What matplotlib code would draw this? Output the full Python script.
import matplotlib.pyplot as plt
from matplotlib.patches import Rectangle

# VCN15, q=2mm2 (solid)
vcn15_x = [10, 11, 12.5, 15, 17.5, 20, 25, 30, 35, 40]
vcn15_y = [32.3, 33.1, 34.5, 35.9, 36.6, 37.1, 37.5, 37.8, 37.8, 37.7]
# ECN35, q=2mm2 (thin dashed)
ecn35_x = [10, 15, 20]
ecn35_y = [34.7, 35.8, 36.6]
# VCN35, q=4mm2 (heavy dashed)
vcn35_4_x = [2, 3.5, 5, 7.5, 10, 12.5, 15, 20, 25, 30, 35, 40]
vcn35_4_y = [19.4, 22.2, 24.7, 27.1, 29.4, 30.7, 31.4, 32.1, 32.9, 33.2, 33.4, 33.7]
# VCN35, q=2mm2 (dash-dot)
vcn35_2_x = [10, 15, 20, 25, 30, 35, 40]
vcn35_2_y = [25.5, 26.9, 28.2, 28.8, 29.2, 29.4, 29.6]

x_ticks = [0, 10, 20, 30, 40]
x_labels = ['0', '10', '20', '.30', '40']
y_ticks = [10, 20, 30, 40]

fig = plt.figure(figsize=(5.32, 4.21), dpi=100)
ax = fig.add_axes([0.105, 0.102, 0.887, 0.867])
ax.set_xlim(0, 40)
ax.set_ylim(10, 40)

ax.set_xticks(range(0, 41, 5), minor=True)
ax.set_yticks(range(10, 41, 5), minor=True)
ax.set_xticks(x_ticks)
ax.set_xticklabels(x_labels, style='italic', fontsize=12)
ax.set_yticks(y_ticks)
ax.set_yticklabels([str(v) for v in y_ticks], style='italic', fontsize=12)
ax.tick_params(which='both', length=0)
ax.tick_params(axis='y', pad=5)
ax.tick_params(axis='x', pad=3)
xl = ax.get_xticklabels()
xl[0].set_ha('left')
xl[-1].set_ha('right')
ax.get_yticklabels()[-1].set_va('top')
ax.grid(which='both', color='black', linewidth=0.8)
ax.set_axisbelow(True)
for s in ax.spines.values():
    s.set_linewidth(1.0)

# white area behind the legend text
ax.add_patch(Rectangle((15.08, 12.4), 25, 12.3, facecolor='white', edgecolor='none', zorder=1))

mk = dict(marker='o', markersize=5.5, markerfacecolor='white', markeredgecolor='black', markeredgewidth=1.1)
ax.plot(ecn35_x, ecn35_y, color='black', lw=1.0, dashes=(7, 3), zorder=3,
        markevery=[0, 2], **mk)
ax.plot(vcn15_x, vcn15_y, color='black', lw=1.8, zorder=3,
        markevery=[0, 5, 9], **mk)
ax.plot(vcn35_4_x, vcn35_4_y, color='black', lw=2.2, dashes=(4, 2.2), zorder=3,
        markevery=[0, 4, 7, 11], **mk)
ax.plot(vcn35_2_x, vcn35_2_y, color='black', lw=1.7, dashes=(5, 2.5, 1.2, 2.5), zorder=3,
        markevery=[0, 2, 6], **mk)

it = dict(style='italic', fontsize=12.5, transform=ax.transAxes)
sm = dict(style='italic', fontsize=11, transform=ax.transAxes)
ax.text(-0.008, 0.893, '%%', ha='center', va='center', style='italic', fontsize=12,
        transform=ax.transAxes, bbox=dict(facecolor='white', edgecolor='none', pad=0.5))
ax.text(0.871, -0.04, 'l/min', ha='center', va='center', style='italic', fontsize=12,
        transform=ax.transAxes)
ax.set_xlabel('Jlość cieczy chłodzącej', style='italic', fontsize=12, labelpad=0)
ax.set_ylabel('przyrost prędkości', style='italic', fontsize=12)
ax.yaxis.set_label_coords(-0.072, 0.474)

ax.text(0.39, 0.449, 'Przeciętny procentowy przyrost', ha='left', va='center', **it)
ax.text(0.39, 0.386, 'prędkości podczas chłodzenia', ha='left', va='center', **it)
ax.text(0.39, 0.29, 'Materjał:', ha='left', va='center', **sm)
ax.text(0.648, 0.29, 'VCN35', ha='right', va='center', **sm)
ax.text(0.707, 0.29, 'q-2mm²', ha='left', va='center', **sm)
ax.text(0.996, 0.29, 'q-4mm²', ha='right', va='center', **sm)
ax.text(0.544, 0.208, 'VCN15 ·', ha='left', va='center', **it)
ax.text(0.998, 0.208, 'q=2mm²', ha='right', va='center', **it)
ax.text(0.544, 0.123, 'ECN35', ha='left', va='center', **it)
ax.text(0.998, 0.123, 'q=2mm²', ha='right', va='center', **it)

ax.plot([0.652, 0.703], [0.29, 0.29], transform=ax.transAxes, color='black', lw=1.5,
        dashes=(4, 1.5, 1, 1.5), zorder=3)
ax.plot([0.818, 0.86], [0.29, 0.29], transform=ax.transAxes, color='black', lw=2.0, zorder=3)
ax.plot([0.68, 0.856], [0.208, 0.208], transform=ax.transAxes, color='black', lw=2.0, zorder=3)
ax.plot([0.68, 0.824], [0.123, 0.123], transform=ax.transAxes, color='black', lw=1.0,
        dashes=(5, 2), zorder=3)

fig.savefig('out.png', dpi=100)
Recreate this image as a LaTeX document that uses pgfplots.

**Written exercise**
Print exactly, and only, the lines beginning at the top of the listing and ending at the line with "from matplotlib.patches import Rectangle".

**Full answer**
What matplotlib code would draw this? Output the full Python script.
import matplotlib.pyplot as plt
from matplotlib.patches import Rectangle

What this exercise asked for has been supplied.